Question

An engine pumps water through a hose pipe. Water passes through the pipe and leaves it with a velocity 2m/s. The mass per unit length of water in the pipe is 100 kg/m. What is the power of the engine?
$
  (a){\text{ 400W}} \\
  (b){\text{ 200W}} \\
  (c){\text{ 100W}} \\
  (d){\text{ 800W}} \\
 $

Answer 1

Hint: In this question use the concept that power is the rate of doing work, and so power will be work done per unit time that is $P = \dfrac{W}{t}$. Now the work done will simply be the kinetic energy of the water flowing through the hose pipe that is $W = \dfrac{1}{2}m{v^2}$. Use this concept to approach the problem.
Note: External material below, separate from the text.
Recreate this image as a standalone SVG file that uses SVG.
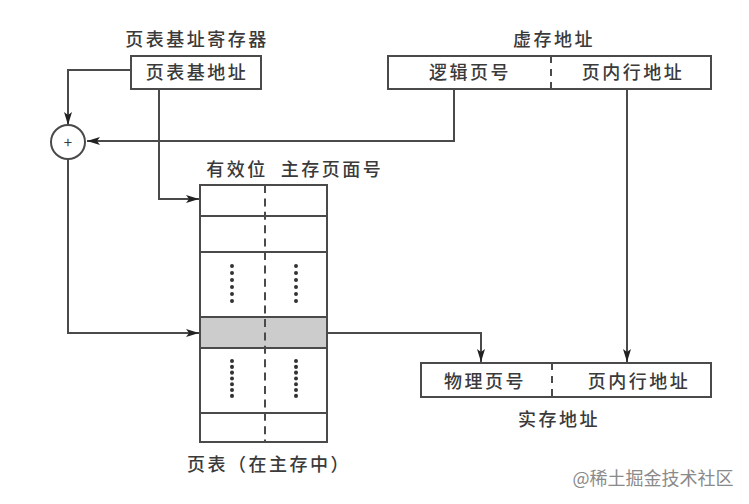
<svg xmlns="http://www.w3.org/2000/svg" width="749" height="504" viewBox="0 0 749 504">
<style>
text{font-family:"Noto Sans CJK SC","Liberation Serif",serif;font-size:18px;letter-spacing:2.5px;fill:#3a3a3a;text-anchor:middle;font-weight:500}
.s{fill:none;stroke:#4a4a4a;stroke-width:2}
.d{fill:none;stroke:#4a4a4a;stroke-width:2;stroke-dasharray:8 5.4}
.p{fill:none;stroke:#333;stroke-width:4;stroke-linecap:round}
.c{fill:none;stroke:#4a4a4a;stroke-width:2;marker-end:url(#a)}
</style>
<defs><marker id="a" markerUnits="userSpaceOnUse" markerWidth="14" markerHeight="10" refX="13" refY="5" orient="auto"><path d="M0 1L13 5L0 9L3 5Z" fill="#222"/></marker></defs>
<rect width="749" height="504" fill="#fff"/>
<g id="connectors">
<path class="c" d="M131 70H68V125"/>
<path class="c" d="M159 89V199H199"/>
<path class="c" d="M454 89V141H87"/>
<path class="c" d="M68 159V333H199"/>
<path class="c" d="M328 333H481V362"/>
<path class="c" d="M627 89V362"/>
</g>
<g id="adder"><circle class="s" cx="68" cy="142" r="17"/><text x="68" y="148" style="font-size:15px;font-weight:400;letter-spacing:0">+</text></g>
<g id="base-register"><text x="197" y="46">页表基址寄存器</text><rect class="s" x="131" y="56" width="130" height="33"/><text x="197" y="79">页表基地址</text></g>
<g id="virtual-address"><text x="554" y="46">虚存地址</text><rect class="s" x="388" y="56" width="323" height="33"/><path class="d" d="M551 56V89" style="stroke-dasharray:7 6"/><text x="470" y="79">逻辑页号</text><text x="633" y="79">页内行地址</text></g>
<g id="page-table">
<text x="237" y="176">有效位</text><text x="332" y="176">主存页面号</text>
<rect x="200" y="317" width="127" height="31" fill="#ccc"/>
<rect class="s" x="200" y="185" width="127" height="257"/>
<path class="s" d="M200 216H327M200 252H327M200 317H327M200 348H327M200 413H327"/>
<path class="d" d="M265 185V442"/>
<path class="p" style="stroke-dasharray:0.1 6.9" d="M232 266V302M296 266V302"/>
<path class="p" style="stroke-dasharray:0.1 5.7" d="M232 361V397M296 361V397"/>
<text x="269" y="471">页表（在主存中）</text>
</g>
<g id="physical-address"><rect class="s" x="421" y="363" width="290" height="34"/><path class="d" d="M552 363V397" style="stroke-dasharray:7 6"/><text x="485" y="388">物理页号</text><text x="639" y="388">页内行地址</text><text x="559" y="426">实存地址</text></g>
<text x="653" y="485" style="font-size:18px;letter-spacing:0;fill:#8a8a8a;font-weight:400">@稀土掘金技术社区</text>
</svg>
Complete step-by-step answer:

As we know that the power developed by the engine or the power of the engine by which water is pumped is proportional to the product of the cube of velocity at which the water is flowing through the pipe and the mass per unit length of the water in the pipe.
As we know that the power is the ratio of amount of work done to the time interval in which the work is done.

In the case of a pump the work done is equal to the kinetic energy.

As we know that the kinetic energy (K.E) = $\dfrac{1}{2}M{v^2}$, where M = mass of the water and v = velocity of the flow of water through the pipe.
So power (P) = $\dfrac{{K.E}}{t} = \dfrac{1}{2}\dfrac{{M{v^2}}}{t}$.................. (1)
And it is often measure in watts which has symbol (W)

Now it is given that the velocity (v) at which water passes through the pipe and leaves it = 2 m/s.
And it is also given that the mass (M) per unit length (L) of the water in the pipe is = 100 (kg/m).

$ \Rightarrow v = 2$ m/s............. (2)

And

$ \Rightarrow \dfrac{M}{L} = 100$ Kg/m................. (3)
So from equation (1) and (3) we have,
$ \Rightarrow P = \dfrac{1}{2}\dfrac{{\left( {100L} \right){v^2}}}{t}$................... (4)
Now as we know that the length per unit time is nothing but velocity.
$ \Rightarrow v = \dfrac{L}{t}$
So substitute this value in equation (4) we have,
$ \Rightarrow P = \dfrac{1}{2}\left( {100} \right){v^3}$
Now substitute the value from equation (2) in the above equation we have,
$ \Rightarrow P = \dfrac{1}{2}\left( {100} \right){.2^3}$ W
Now simplify this equation we have,
$ \Rightarrow P = 4\left( {100} \right) = 400$ W
So the power of the engine is 400 watts.

So this is the required answer.

Hence option (A) is the correct answer.

Note: The S.I unit of power is Watt, there is a general confusion regarding the physical significance of power and energy. Both are different as the energy is defined as the capacity to do work whereas the power is the rate at which this work is done. In this problem we have used the relation $v = \dfrac{L}{t}$ where L is the length of pipe that is being travelled by the water, this relation depicts a similar concept somewhat related to the relationship between distance, speed and time.